The Chinese Government hereby solemnly declares that China will never at any time or under any circumstances be the first to use nuclear weapons. . . .

The Chinese Government will, as always, exert every effort to promote, through international consultations, the realization of the lofty aim of complete prohibition and thorough destruction of nuclear weapons. Until that day comes, the Chinese Government and people will firmly and unswervingly follow their own path to strengthen their national defence, defend their motherland and safeguard world peace.

We are convinced that man, who creates nuclear weapons, will certainly be able to eliminate them.

 

Source:

from Break the Nuclear Monopoly, Eliminate Nuclear Weapons (Peking: Foreign Languages Press, 1965), pp. 1-5.

 

Appendix 2

 

Voice of Saruman, a chapter in Two Towers by Tolkien

 

“Our friendship would profit us both alike. Much we could still accomplish together, to heal the disorders of the world. Let us understand one another, and dismiss from thought these lesser folk! Let them wait on our decisions! For the common good I am willing to redress the past, and to receive you. Will you not consult with me? Will you not come up?”

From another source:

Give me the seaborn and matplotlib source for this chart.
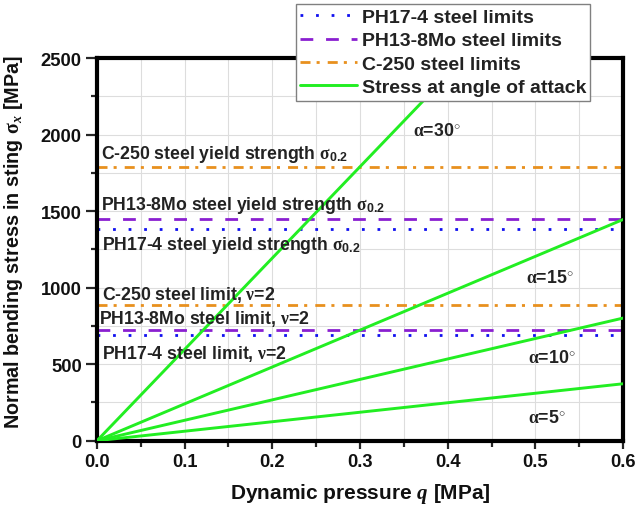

So great was the power that Saruman exerted in this last effort that none that stood within hearing were unmoved. But now the spell was wholly different. They heard the gentle remonstrance of a kindly king with an erring but much loved minister. But they were shut out, listening at a door to words not meant for them; ill mannered children or stupid servants overhearing the elusive discourse of their elders, and wondering how it would affect their lot. Of loftier mould these two were made; reverend and wise. It was inevitable that they should make alliance. Gandalf would ascend into the tower, to discuss deep things beyond their comprehension in the high chambers of Orthanc. The door would be closed, and they would be left outside, dismissed to await allotted work or punishment. Even in the mind of Théoden the thought took shape, like a shadow of doubt, “He will betray us; he will go, we shall be lost.”

Then Gandalf laughed. The fantasy vanished like a puff of smoke.